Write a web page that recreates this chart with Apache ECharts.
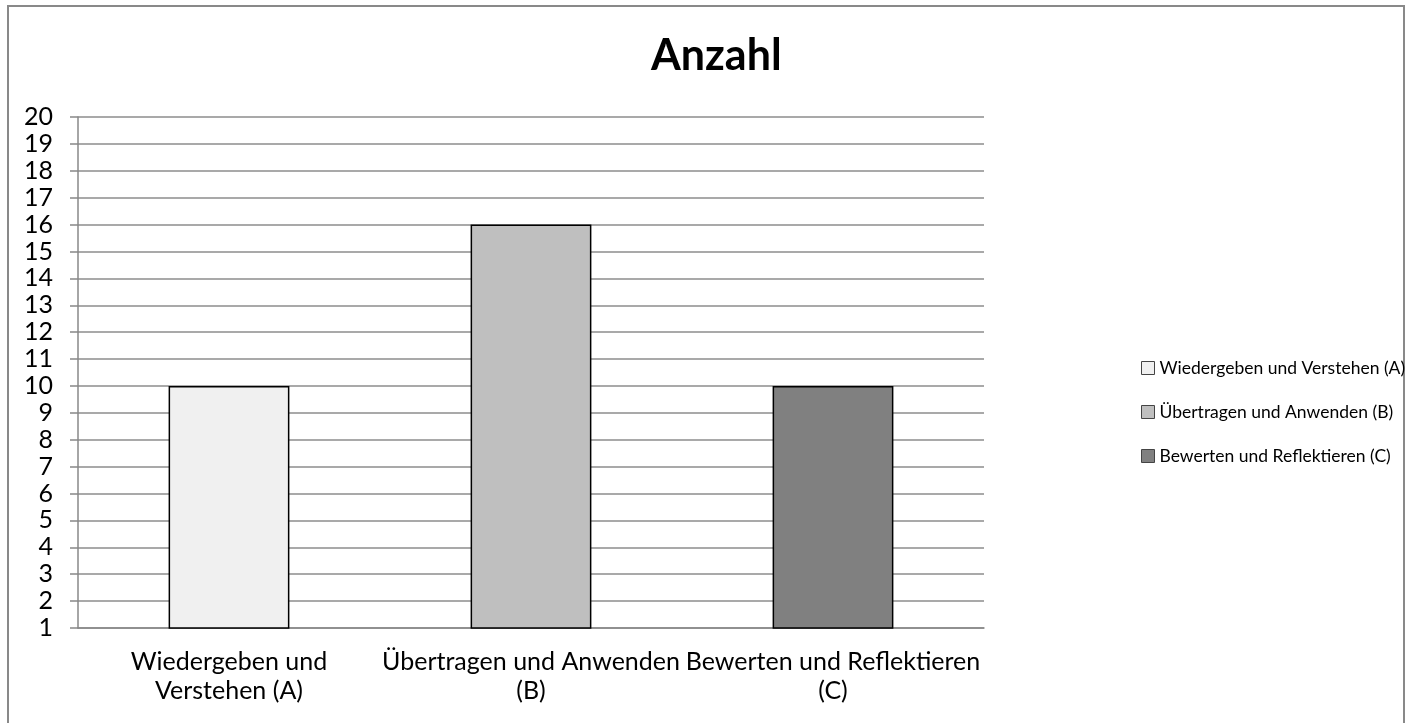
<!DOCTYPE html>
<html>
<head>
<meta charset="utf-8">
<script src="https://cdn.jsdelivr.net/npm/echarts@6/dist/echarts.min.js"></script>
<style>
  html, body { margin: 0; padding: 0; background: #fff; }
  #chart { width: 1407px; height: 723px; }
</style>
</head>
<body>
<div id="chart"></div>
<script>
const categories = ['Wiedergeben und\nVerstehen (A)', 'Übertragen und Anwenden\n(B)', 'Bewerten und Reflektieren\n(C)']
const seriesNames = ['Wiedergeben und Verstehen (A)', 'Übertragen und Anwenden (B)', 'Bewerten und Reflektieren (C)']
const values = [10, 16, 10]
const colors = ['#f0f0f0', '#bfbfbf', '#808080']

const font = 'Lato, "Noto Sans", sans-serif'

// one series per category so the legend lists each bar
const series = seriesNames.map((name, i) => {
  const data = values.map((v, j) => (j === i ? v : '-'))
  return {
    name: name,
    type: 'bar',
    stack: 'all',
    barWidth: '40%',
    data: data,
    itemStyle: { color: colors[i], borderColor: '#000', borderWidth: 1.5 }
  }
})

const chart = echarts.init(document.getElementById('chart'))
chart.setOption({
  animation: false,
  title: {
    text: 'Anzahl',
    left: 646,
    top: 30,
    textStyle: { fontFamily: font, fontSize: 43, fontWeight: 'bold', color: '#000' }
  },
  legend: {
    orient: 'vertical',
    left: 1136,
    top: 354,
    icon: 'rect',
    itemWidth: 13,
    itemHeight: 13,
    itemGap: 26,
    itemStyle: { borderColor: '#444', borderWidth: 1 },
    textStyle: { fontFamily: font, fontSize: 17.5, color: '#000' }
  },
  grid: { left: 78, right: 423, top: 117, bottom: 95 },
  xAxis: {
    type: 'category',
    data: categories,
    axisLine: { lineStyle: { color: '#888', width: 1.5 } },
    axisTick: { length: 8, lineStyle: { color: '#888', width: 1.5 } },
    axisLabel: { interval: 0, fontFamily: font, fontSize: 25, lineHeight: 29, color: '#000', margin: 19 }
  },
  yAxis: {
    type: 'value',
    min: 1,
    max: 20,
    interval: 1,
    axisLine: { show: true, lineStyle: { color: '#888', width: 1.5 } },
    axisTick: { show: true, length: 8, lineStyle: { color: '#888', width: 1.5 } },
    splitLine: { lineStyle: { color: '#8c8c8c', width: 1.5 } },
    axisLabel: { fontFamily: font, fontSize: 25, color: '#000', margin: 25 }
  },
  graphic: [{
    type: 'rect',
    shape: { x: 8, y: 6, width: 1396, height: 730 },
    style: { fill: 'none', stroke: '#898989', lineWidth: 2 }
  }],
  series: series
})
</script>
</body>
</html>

OBJECTIVE: Restate the data above exactly, stripping out each image.

RESULT OF THE TASK:
Write a web page that recreates this chart with Apache ECharts.
<!DOCTYPE html>
<html>
<head>
<meta charset="utf-8">
<script src="https://cdn.jsdelivr.net/npm/echarts@6/dist/echarts.min.js"></script>
<style>
  html, body { margin: 0; padding: 0; background: #fff; }
  #chart { width: 1407px; height: 723px; }
</style>
</head>
<body>
<div id="chart"></div>
<script>
const categories = ['Wiedergeben und\nVerstehen (A)', 'Übertragen und Anwenden\n(B)', 'Bewerten und Reflektieren\n(C)']
const seriesNames = ['Wiedergeben und Verstehen (A)', 'Übertragen und Anwenden (B)', 'Bewerten und Reflektieren (C)']
const values = [10, 16, 10]
const colors = ['#f0f0f0', '#bfbfbf', '#808080']

const font = 'Lato, "Noto Sans", sans-serif'

// one series per category so the legend lists each bar
const series = seriesNames.map((name, i) => {
  const data = values.map((v, j) => (j === i ? v : '-'))
  return {
    name: name,
    type: 'bar',
    stack: 'all',
    barWidth: '40%',
    data: data,
    itemStyle: { color: colors[i], borderColor: '#000', borderWidth: 1.5 }
  }
})

const chart = echarts.init(document.getElementById('chart'))
chart.setOption({
  animation: false,
  title: {
    text: 'Anzahl',
    left: 646,
    top: 30,
    textStyle: { fontFamily: font, fontSize: 43, fontWeight: 'bold', color: '#000' }
  },
  legend: {
    orient: 'vertical',
    left: 1136,
    top: 354,
    icon: 'rect',
    itemWidth: 13,
    itemHeight: 13,
    itemGap: 26,
    itemStyle: { borderColor: '#444', borderWidth: 1 },
    textStyle: { fontFamily: font, fontSize: 17.5, color: '#000' }
  },
  grid: { left: 78, right: 423, top: 117, bottom: 95 },
  xAxis: {
    type: 'category',
    data: categories,
    axisLine: { lineStyle: { color: '#888', width: 1.5 } },
    axisTick: { length: 8, lineStyle: { color: '#888', width: 1.5 } },
    axisLabel: { interval: 0, fontFamily: font, fontSize: 25, lineHeight: 29, color: '#000', margin: 19 }
  },
  yAxis: {
    type: 'value',
    min: 1,
    max: 20,
    interval: 1,
    axisLine: { show: true, lineStyle: { color: '#888', width: 1.5 } },
    axisTick: { show: true, length: 8, lineStyle: { color: '#888', width: 1.5 } },
    splitLine: { lineStyle: { color: '#8c8c8c', width: 1.5 } },
    axisLabel: { fontFamily: font, fontSize: 25, color: '#000', margin: 25 }
  },
  graphic: [{
    type: 'rect',
    shape: { x: 8, y: 6, width: 1396, height: 730 },
    style: { fill: 'none', stroke: '#898989', lineWidth: 2 }
  }],
  series: series
})
</script>
</body>
</html>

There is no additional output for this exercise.